112.1
Changing Economic History and Unchanging Development Theories: Can World Systems Theory Survive a Past That Is Continually Being Re-Written?

Wednesday, 13 July 2016: 09:00
Location: Hörsaal III (Neues Institutsgebäude (NIG))
Oral Presentation
Samuel COHN, Texas A&M University, TX, USA, Texas A and M University, USA
There is a tendency in development sociology to view all theoretical advancement as coming from recent economic and sociological changes. Such discourse carries the implicit assumption: “We Understood the Past Perfectly Well – So Our Theories of the Past Are Practically Perfect. The Only Challenge Out Theories May Face Come From Late Breaking Recent Empirical Developments.” Unfortunately, the historical profession does not stand still – and new data continuously emerge about older realities that suggest that our former theoretical constructions do not even fit the old data terribly well.

     This paper addresses the adequacy of world systems theory as an explanation of global disparities in development. The paper addresses the following “inconvenient” changes in the historical narrative:

1)      Jeffrey Williamson’s discovery of a positive correlation between low commodity prices and SUCCESSFUL rather than failed industrialization.

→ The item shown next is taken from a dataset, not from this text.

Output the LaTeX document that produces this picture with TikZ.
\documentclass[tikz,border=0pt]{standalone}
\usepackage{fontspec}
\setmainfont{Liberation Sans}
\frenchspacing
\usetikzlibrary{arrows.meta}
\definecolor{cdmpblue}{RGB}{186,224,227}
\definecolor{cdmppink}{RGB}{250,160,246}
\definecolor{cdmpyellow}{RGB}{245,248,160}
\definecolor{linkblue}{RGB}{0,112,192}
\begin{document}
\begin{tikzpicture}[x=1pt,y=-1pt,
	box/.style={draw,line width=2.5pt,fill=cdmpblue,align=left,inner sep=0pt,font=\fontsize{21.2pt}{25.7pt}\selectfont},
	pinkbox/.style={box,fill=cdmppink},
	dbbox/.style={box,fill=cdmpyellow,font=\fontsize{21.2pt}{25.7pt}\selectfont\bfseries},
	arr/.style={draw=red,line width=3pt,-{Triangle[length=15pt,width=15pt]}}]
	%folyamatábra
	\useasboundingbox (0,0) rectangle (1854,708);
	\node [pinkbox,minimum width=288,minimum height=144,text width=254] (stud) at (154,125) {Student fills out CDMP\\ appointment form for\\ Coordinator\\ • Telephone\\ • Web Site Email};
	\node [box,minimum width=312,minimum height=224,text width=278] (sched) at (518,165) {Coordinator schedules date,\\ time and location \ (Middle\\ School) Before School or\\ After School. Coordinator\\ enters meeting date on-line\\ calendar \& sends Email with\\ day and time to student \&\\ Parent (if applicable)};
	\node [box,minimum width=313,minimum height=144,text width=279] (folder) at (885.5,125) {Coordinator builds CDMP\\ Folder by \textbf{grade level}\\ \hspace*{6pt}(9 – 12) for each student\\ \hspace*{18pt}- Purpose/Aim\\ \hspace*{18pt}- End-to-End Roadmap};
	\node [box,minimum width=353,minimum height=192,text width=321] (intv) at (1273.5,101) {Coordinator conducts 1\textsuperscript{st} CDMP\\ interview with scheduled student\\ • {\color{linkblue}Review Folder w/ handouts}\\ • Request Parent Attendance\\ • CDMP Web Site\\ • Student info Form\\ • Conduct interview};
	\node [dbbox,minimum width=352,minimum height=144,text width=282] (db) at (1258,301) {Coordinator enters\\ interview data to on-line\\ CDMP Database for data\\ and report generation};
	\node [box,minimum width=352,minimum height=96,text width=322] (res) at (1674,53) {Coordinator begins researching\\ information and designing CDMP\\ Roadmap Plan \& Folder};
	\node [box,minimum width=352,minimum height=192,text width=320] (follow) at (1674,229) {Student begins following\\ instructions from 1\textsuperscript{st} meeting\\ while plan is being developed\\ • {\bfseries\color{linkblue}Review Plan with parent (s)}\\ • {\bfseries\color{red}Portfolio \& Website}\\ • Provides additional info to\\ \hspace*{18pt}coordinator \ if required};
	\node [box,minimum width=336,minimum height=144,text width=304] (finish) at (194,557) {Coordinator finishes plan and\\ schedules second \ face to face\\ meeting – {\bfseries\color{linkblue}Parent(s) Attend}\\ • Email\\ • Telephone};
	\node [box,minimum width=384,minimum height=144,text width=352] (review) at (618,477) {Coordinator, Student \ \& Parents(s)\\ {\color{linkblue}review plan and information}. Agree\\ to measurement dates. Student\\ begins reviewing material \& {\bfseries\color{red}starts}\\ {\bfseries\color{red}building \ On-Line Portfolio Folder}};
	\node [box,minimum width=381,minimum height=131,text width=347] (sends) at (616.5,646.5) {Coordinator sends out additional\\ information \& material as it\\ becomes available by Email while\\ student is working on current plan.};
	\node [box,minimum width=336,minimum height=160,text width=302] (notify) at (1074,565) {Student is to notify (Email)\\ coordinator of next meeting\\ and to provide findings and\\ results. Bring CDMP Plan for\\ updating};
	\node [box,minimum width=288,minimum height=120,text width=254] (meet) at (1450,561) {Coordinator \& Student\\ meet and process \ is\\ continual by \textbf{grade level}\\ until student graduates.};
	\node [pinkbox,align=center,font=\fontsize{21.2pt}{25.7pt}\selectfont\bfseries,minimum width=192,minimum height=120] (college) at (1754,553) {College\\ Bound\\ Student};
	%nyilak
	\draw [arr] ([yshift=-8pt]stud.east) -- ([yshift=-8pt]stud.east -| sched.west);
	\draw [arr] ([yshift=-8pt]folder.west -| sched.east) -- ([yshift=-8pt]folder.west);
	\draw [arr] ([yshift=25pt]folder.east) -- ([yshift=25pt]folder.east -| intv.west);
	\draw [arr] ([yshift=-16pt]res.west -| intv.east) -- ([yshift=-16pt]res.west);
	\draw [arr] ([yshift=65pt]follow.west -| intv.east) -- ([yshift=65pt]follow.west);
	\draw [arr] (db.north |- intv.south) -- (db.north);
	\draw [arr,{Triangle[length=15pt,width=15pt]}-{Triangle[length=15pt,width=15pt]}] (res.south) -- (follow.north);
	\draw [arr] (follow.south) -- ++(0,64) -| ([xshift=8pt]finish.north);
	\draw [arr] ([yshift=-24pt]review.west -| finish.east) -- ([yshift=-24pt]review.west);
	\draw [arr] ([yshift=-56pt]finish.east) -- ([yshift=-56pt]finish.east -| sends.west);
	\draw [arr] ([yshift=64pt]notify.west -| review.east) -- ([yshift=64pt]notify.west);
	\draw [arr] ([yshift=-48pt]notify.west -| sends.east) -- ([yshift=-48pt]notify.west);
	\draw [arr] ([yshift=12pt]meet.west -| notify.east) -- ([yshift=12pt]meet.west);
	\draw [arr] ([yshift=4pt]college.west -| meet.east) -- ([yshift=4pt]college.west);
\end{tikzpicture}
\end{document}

2)      Dieter Senghaas’s discovery of the economic advantages of core nations stemming from agricultural rather than manufacturing exports

3)      Jonathan DiJohn’s discovery of the positive relationship between latifundism and national capacity to confront international capital and create nationalist development

4)      Wallerstein’s own treatment of the failure of Hapsburg Spain – which undercuts most traditional of the developmentalist arguments made by world system theorists

     World systems theory can actually survive all of these inconvenient empirical formulations – but it requires a new series of propositions about the relationship of global economic relations of domination to national economic growth. I conclude by presenting an initial version of what such a revisionist world systems theory might look like.